A December 1984 Ms. Magazine article on the group helped to boost record sales.

In their second Tax Day performance at Rincon Annex Post Office on April 15, 1985, The Nuclear Beauty Parlor dressed as couture nuclear weapons with price tags, and interacted with last-minute taxpayers, resulting in local TV and press coverage.

In July and September, 1985, the group adapted their nuclear weapon costumes for The Fashion Show presented by New Langton Arts. An original script read by the MC accompanied the runway show, titled "The Nuclear Fashion Arsenal", which was also performed a second time at Fort Mason for the International Day of Peace.

In the group's third Tax Day performance, April 15, 1986, at Rincon Annex Post Office, The Nuclear Beauty Parlor enacted taxpayer robberies with pink machine guns.

In the 1990s, The Nuclear Beauty Parlor record was housed in the Audio Visual Collection of the Swarthmore College Peace Collection.

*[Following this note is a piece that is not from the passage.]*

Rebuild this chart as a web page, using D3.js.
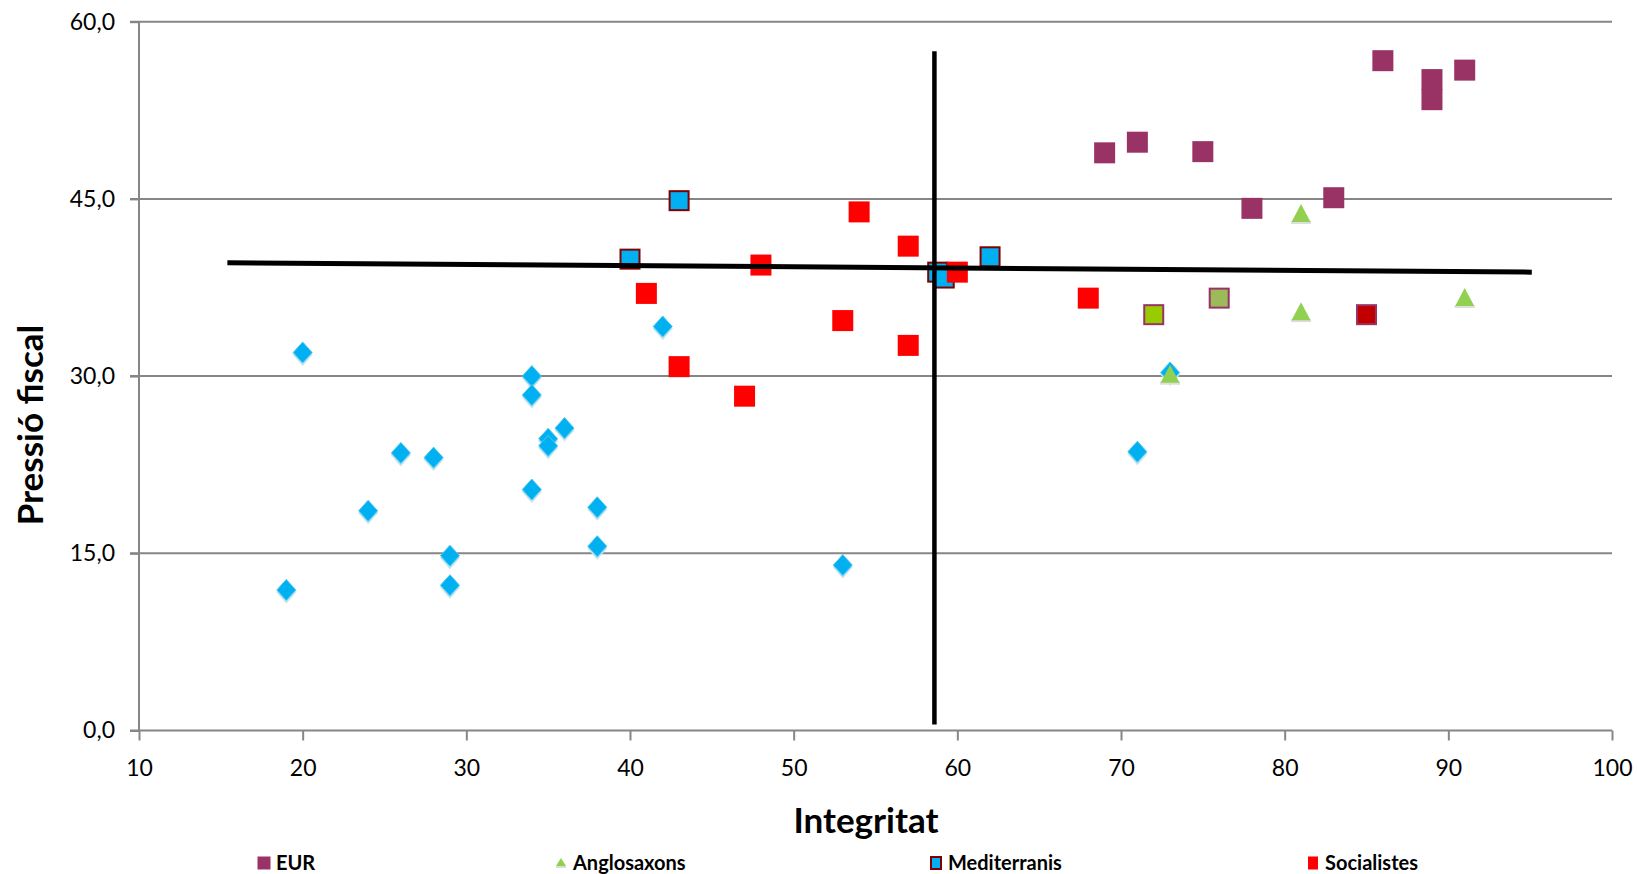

The group produced a PSA for the 2020 election. A Message From The Nuclear Beauty Parlor

== Members and Names ==
The founding group members are Marissa Hutter LaMagna, Diana Wendling, Denise Slattery, Laura Graham, Lisa Andreini, Cecilia London, Kathy Staats Hornbeak, Marjorie Newman, Vicki Krohn Amorose and Fawn Yacker. Membership grew to include Connie Hendrix, Suzanne Stefanac, Kelly Cash, Lexine Alpert, Brenda Burson, Nancy Leszczynski, Siri Aarons, Christine Stiles and Suzy Poole.